François Madiot: July 11, 2012

We focus now our attention on the acoustic scattering in a subsonic flow. Our objective is to develop a numerical method to solve linearized problem in time -harmonic regime in an unbounded domain and in a quite general case, in the sense that the geometry and therefore the mean flow can be complex. Contrary to the classical case when the fluid is at rest, the presence of the mean flow generally couples two different phenomena: acoustic propagation and convection of vortices. Up to our knowledge, only the potential case, which leads to a Helmholtz like scalar equation, has been completely handled.

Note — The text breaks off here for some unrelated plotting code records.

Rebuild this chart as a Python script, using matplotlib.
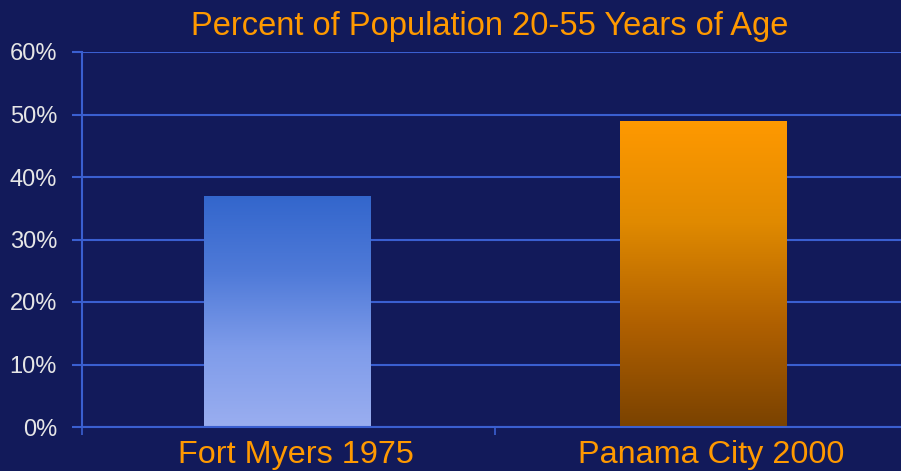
import matplotlib
matplotlib.use("Agg")
import matplotlib.pyplot as plt
import matplotlib.transforms as mtransforms
import numpy as np
from matplotlib.colors import LinearSegmentedColormap
from matplotlib.ticker import FixedLocator, FuncFormatter

categories = ["Fort Myers 1975", "Panama City 2000"]
values = [37, 49]
yticks = [0, 10, 20, 30, 40, 50, 60]
title = "Percent of Population 20-55 Years of Age"

bg = "#121a5a"
grid_c = "#3a5fd0"
orange = "#ff9900"

plt.rcParams['font.family'] = ['Liberation Sans', 'DejaVu Sans']

fig = plt.figure(figsize=(9.01, 4.71), dpi=100, facecolor=bg)
ax = fig.add_axes([82/901, 44/471, 1 - 82/901, (427-52)/471])
ax.set_facecolor(bg)

x = np.arange(len(categories))
bars = ax.bar(x, values, width=0.40, color="none", edgecolor="none", zorder=3)

grads = [
    LinearSegmentedColormap.from_list("b", ["#9aaef0", "#7f9cea", "#4f7ad8", "#3366cc"]),
    LinearSegmentedColormap.from_list("o", ["#7a4200", "#b06000", "#e08a00", "#ff9900"]),
]
grad = np.linspace(0, 1, 256).reshape(-1, 1)
for rect, cmap in zip(bars, grads):
    x0, y0 = rect.get_x(), rect.get_y()
    w, h = rect.get_width(), rect.get_height()
    im = ax.imshow(grad, cmap=cmap, origin="lower", aspect="auto",
                   extent=[x0, x0 + w, y0, y0 + h], zorder=3, interpolation="bilinear")
    im.set_clip_path(rect)

ax.set_xlim(-0.4946, 1.476)
ax.set_ylim(0, 60)

ax.set_yticks(yticks)
ax.yaxis.set_major_formatter(FuncFormatter(lambda v, p: f"{int(v)}%"))
ax.grid(axis="y", color=grid_c, linewidth=1.5, zorder=1)
ax.tick_params(axis="y", colors=grid_c, length=7, width=1.5, labelcolor="#e6e6e6",
               labelsize=17, pad=11)

ax.set_xticks(x)
ax.set_xticklabels(categories)
ax.tick_params(axis="x", which="major", length=0, labelcolor=orange, labelsize=23.3, pad=9)
ax.xaxis.set_minor_locator(FixedLocator([-0.4946, 0.5]))
ax.tick_params(axis="x", which="minor", length=6, width=1.2, color=grid_c)

offset = mtransforms.ScaledTranslation(8/100, 0, fig.dpi_scale_trans)
for lab in ax.get_xticklabels():
    lab.set_transform(lab.get_transform() + offset)

for s in ["top", "right"]:
    ax.spines[s].set_visible(False)
for s in ["left", "bottom"]:
    ax.spines[s].set_color(grid_c)
    ax.spines[s].set_linewidth(1.5)
    ax.spines[s].set_zorder(4)

fig.text(0.543, 1 - 27/471, title, color=orange, fontsize=23.5, ha="center", va="center")

fig.savefig("out.png", dpi=100, facecolor=bg)
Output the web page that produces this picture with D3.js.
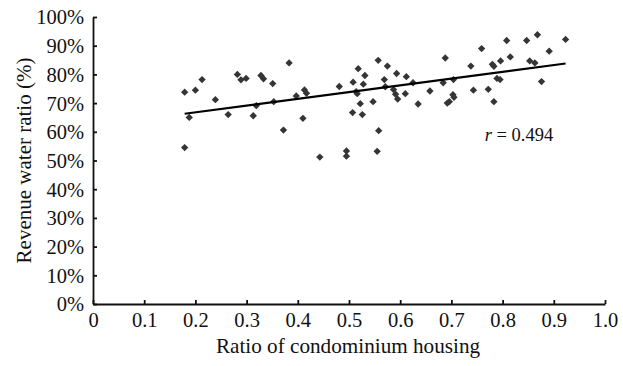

But this potential equation is only available in specific case in particular when the flow is irrotational and so when the coupling between acoustic and hydrodynamic effects are neglected. We want to extend this approach in more general cases. We have proposed to write an augmented equation by introducing a new variable $\xi$. This latter is directly linked to the vorticity of the flow and for example is equal to zero when the flow is irrotational. This variable is obtained through a time harmonic advection equation. So we obtain a coupled system where there are a scalar unknown the potential $\phi$ and a vector unknown $\xi$. So we use the Lagrange Finite Elements for the displacement $\phi$ and a Discontinuous Galerkin scheme for the new unknown $\xi$. This approach is implemented in 3D and first results are obtained.